The author getting ready to make an unusual Halloween meal from pumpkin and some more uncommon ingredients.

 When cleaning out my freezer in expectation of shortly having some fresh deer meat to put into it, I found a set of last year’s bear paws that I had planned to cook, but had not gotten around to doing. What better time to work up a dish with them than Halloween week?

 Wanting to keep this a nearly all-American meal, I picked a fresh puff-ball mushroom out of  my cemetery plot from behind the house, bought a small pumpkin and looked for ginseng root.  I could not find that locally (It grows in North Georgia, but not where I live.), so I substituted ginger. I also added two large cans of  tomatoes, two small cans of  whole kernel corn and an onion. I selected an interesting hatchet  from Fox for pumpkin busting, and I was soon videoing my first experience with cooking bear paws.  There are Asiatic recipes for bear paws, but I was interested in seeing what could be done with home-grown ingredients.

  I documented my cooking with a 15-minute video which you can see on YouTube at: http://youtu.be/hkvBWzq_R-s and cut this down to the 5-minute blog version which appears below.

Front and rear bear paws.

The paws yielded more gelatin than meat. In  in my next effort I will add a pound of  lean bear meat to the recipe as well as another similar-size pumpkin. Alternatives could get quite fancy including using the gelatin to make any of a variety of  aspics such as a chilled tomato aspic ( see Julia Child’s The Art of French Cooking  which calls for boiling calf feet as the source of gelatin). I found that when the soup was refrigerated it set up firmly, but reliquified when warmed.

  In the longer version of the video, I said that I was going to feed the boiled foot bones to my dogs, but thought better of it when I examined them more closely.  Dogs cannot (or will not) crush these small rounded bones and would be tempted to swallow them whole, and they could be choked.  I took the precaution of pre-crushing the bones with a two-pound hammer and then mixed them with dry dog food. When I feed dogs bones, I dole them out a few at a time and then follow with bulky dry food.  My dogs are Labs and do not have any problems processing occasional bones through their digestive systems using them as I do as an occasional treat that is always supplemented with dry food.

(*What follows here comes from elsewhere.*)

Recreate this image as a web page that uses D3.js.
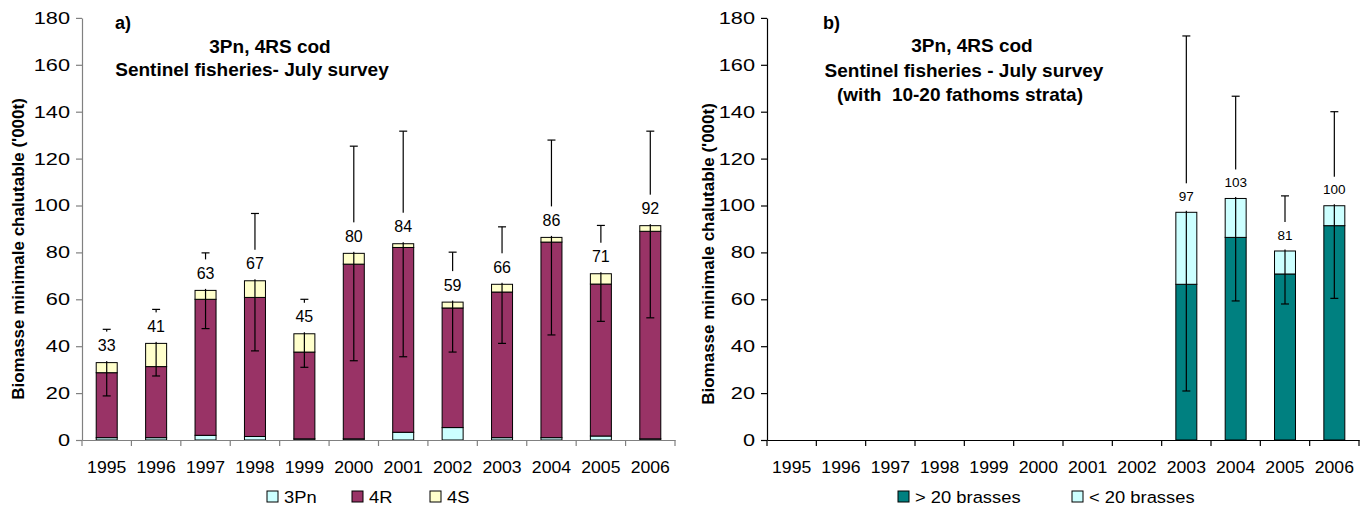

Bear paw soup served with iced tea, homemade pear wine and a sugar-depleated pear pie from the fermentation mash.

  I describe my initial attempt as yielding a soup that was  “eatable, but I would not go out of my way for it.” This means that it is a product of average quality that could easily be served to other people, but not “out of the ordinary.”  It taste like a typical tomato-based vegetable soup without much meat. One could almost pass this off as a vegetarian soup if you omitted the lean meat and only used the paw-derived gelatin – an unkind act for a hard-core vegetarian, but a way to get some animal fats and protein into them.  Most people these days have no idea that gelatins are an animal-derived product. 

  “It comes from a box, dosen’t it?” Yes, but some animal died to produce it. I just derive my gelatin from somewhat closer to the source.  If I am going to take an animal’s life, I am going to use as much of it as possible.  Often this leads to some interesting adventures in wild-game cooking, as occurred here.